# Webshop-Tutorial



## Corex (15. Oktober 2003)

Hallo,

Kennt jemand ein Tutorial wie ein Webshop mit PHP und JavaScript pogrammiert wird

Danke!


----------



## Ralph (15. Oktober 2003)

Ich denke, da das Thema sehr komplex ist und man nicht mal eben ausm Stehgreif ohne Vorkenntnisse einen vernünftigen Webshop programmieren kann, wird es vermutlich ( ich mag irren  ) kein Tutorial dieser Art geben.

Wenn Du Vorkenntnisse in PHP/SQL und JS hast, dann setz Dich doch einfach rann und fang an  
Überleg Dir zuerst, was Du alles brauchst an Tabellen. Was für Artikel werden angeboten? Brauchst Du Attribute für die Artikel? Wie siehts mit Kundenlogin aus?
etc, etc, etc,

Und dann knüpfste Dir ein strukturiertes DB Modell. Dann haste schonmal einen Großteil geschafft. Das Programieren geht dann ja "einfach" bzw. kannst in jedem Handbuch nachschlagen, wenn Dir eine Struktur oder Syntax nicht bekant ist


----------



## Andreas Gaisbauer (15. Oktober 2003)

Hallo,

ein Tutorial kenn ich nicht dazu, aber das Buch "Web Database Application with PHP and Mysql" aus dem OReilly Verlag nimmt sich auf knapp 560 Seiten dem Thema an. Es geht  zwar um einen "Winestore" aber das Prinzip sollte überall gleich sein...

ISBN: 0596000413
US: $44,95

Sollte in einige UniBibliotheken zum Verleih ausliegen, falls du nicht gleich 50€ in ein englisches Buch investieren willst 


ciao


----------



## guzzi (15. Oktober 2003)

Warum selber machen, wenn das Gute ist so nah....

http://www.oscommerce.com 


Bitte die Funktionen durchlesen und entscheiden, ob man dass in 123 Jahren selber proggen möchte oder lieber customized...


----------



## Corex (15. Oktober 2003)

ja schon....aber es gibt ja genügend Gästebuch-oder Forentutorials...warun auch net ein webshoptutorial

Hab schon vorkenntnisse in PHP und MySQL. Daran solls nicht liegen.
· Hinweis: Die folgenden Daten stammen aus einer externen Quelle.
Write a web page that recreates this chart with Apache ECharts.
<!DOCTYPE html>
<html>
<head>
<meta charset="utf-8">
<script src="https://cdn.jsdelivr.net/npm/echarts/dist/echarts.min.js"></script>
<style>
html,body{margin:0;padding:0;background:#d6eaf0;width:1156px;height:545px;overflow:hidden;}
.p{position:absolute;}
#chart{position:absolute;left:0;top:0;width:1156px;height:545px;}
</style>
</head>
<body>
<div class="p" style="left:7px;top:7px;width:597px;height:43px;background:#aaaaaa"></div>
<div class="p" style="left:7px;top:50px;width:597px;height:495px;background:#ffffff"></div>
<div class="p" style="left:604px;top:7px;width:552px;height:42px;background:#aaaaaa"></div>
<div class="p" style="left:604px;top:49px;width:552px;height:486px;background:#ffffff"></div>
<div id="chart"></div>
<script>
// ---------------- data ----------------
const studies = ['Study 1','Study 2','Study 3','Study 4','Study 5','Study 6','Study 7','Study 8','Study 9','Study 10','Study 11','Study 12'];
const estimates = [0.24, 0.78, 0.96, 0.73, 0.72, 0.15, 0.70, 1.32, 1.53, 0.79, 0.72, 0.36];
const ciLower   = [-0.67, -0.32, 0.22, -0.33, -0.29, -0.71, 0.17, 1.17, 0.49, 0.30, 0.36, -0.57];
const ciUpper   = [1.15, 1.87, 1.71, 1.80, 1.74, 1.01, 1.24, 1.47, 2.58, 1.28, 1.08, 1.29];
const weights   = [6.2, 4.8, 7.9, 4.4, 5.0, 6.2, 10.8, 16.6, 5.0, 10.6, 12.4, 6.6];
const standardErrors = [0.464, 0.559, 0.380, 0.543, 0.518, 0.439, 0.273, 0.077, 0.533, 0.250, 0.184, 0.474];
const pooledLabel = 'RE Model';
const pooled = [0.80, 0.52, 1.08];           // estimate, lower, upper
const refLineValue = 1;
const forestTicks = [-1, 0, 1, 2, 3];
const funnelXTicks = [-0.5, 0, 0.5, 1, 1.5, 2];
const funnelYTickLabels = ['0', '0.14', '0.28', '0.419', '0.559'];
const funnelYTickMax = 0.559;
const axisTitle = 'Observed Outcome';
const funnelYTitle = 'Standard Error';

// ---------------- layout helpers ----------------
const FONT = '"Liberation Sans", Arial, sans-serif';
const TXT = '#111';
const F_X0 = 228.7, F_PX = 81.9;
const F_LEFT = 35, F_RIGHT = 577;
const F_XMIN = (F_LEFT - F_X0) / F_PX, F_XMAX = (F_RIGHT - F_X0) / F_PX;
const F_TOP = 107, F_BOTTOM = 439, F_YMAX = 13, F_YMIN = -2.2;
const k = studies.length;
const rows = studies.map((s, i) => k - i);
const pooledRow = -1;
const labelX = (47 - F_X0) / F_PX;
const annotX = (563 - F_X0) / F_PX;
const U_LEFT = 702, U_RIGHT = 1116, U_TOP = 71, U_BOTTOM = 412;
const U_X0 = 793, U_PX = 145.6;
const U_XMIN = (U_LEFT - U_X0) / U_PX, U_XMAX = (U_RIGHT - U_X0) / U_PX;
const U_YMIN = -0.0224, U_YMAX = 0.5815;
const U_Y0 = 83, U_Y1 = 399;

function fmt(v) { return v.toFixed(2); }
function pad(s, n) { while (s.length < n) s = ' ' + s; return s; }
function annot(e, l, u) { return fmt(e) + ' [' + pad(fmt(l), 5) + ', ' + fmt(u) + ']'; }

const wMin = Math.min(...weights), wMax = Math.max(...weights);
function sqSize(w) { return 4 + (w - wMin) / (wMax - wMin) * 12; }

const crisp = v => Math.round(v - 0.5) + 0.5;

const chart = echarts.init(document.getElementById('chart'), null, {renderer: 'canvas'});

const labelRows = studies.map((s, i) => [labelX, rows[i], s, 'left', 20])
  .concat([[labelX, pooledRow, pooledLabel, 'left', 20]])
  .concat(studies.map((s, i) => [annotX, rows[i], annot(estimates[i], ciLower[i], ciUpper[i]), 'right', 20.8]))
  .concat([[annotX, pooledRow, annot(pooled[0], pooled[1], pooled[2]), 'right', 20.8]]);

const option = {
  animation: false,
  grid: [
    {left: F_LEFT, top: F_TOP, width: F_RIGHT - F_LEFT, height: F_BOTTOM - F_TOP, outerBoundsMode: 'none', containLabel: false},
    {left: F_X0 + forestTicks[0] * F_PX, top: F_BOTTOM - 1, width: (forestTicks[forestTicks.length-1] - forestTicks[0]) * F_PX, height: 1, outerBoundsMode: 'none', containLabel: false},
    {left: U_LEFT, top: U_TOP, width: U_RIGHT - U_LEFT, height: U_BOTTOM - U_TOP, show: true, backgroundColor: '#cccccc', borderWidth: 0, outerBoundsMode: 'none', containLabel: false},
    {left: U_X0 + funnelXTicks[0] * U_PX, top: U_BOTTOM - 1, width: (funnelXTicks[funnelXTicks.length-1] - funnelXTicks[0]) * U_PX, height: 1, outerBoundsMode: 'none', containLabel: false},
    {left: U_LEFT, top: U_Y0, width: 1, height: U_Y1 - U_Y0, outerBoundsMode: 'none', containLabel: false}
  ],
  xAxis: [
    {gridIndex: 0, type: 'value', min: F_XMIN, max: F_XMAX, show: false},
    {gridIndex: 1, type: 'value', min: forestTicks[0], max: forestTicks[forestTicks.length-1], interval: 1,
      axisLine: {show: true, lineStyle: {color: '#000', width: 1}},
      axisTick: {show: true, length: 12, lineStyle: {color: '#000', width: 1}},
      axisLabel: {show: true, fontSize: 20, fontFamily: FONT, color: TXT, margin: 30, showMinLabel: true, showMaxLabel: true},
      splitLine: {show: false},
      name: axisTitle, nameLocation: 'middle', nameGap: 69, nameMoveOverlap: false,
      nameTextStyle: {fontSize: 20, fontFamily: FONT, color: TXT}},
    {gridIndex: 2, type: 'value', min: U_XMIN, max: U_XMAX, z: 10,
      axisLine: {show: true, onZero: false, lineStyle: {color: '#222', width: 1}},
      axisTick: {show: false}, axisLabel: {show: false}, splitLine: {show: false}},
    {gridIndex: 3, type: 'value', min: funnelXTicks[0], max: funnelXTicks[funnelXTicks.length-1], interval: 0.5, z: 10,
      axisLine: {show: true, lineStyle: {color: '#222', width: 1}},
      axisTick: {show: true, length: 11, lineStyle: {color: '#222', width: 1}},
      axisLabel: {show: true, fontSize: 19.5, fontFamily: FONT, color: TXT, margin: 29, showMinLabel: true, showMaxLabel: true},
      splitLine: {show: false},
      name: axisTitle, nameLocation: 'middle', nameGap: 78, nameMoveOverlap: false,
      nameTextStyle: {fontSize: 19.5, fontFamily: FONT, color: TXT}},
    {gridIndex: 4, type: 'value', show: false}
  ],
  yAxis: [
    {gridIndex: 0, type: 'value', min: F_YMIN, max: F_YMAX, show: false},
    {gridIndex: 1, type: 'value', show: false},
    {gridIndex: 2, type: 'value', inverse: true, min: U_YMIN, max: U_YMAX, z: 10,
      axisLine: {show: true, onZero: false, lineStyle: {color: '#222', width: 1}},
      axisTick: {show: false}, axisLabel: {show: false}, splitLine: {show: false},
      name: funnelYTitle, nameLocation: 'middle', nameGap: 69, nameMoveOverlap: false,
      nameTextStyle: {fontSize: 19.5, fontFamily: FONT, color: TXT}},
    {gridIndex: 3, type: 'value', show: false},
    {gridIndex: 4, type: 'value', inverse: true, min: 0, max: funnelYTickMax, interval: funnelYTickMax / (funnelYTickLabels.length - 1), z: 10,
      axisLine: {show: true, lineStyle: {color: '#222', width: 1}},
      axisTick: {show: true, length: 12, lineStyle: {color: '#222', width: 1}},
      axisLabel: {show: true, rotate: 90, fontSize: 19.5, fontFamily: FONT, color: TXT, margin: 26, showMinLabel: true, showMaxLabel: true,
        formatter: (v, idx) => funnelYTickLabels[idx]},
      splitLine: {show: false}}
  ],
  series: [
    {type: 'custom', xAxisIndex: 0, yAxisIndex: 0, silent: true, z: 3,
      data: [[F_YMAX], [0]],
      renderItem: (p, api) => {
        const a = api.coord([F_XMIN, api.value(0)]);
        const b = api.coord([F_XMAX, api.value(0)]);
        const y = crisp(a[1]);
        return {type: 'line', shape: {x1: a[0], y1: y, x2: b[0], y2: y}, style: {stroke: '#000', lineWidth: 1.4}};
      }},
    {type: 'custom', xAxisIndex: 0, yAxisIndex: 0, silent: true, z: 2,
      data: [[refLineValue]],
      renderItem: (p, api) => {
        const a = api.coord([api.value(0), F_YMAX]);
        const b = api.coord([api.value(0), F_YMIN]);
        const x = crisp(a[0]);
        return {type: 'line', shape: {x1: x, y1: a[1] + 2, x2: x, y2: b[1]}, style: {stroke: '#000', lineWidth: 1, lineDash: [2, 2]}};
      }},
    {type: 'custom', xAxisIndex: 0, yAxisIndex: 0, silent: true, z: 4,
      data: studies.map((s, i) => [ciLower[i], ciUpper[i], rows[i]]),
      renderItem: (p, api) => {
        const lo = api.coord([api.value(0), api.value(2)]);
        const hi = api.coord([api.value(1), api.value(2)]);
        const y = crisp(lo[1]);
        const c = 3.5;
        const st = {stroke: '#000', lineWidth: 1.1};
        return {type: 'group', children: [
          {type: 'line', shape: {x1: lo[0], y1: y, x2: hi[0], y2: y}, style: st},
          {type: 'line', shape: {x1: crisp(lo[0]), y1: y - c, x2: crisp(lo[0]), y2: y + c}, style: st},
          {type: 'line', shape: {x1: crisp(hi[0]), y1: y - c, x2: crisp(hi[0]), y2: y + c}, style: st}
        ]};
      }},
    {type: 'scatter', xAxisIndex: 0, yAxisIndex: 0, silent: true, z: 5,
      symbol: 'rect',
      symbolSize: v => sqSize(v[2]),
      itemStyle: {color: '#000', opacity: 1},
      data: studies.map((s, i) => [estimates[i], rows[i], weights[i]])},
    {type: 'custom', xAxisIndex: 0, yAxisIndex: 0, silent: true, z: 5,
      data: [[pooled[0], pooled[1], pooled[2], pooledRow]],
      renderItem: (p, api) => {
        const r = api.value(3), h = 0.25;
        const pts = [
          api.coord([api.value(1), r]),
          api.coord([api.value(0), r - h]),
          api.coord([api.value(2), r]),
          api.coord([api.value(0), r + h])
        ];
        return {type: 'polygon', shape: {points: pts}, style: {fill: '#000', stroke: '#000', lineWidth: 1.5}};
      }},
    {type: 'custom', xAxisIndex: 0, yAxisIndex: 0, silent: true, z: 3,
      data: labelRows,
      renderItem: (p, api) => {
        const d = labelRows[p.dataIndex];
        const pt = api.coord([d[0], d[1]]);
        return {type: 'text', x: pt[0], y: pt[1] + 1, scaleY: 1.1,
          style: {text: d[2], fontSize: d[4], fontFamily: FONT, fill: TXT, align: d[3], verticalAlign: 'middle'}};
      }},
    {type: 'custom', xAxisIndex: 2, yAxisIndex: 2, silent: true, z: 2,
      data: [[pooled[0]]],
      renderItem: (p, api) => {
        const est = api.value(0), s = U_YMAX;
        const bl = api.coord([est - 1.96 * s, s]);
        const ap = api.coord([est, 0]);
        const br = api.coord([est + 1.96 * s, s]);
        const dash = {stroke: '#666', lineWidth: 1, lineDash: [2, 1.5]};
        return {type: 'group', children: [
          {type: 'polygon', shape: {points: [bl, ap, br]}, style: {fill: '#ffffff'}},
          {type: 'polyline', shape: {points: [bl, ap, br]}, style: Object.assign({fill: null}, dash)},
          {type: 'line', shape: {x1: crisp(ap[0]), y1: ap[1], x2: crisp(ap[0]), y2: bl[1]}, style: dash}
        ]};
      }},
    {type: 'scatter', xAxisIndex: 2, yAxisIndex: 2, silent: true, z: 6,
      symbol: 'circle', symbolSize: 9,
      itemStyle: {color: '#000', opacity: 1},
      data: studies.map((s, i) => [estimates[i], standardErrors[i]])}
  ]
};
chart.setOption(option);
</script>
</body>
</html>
Aber bevor ich es mir schwer mache frage ich lieber ob  es ein Tutorial gib wonach ich mich in etwa richten kann.


----------



## guzzi (15. Oktober 2003)

He CoreX,

wenn Du PHP und mySQL kannst, wo liegt das Problem?
Die Anwendung mußt Du doch so planen, wie Du sie haben möchtetst.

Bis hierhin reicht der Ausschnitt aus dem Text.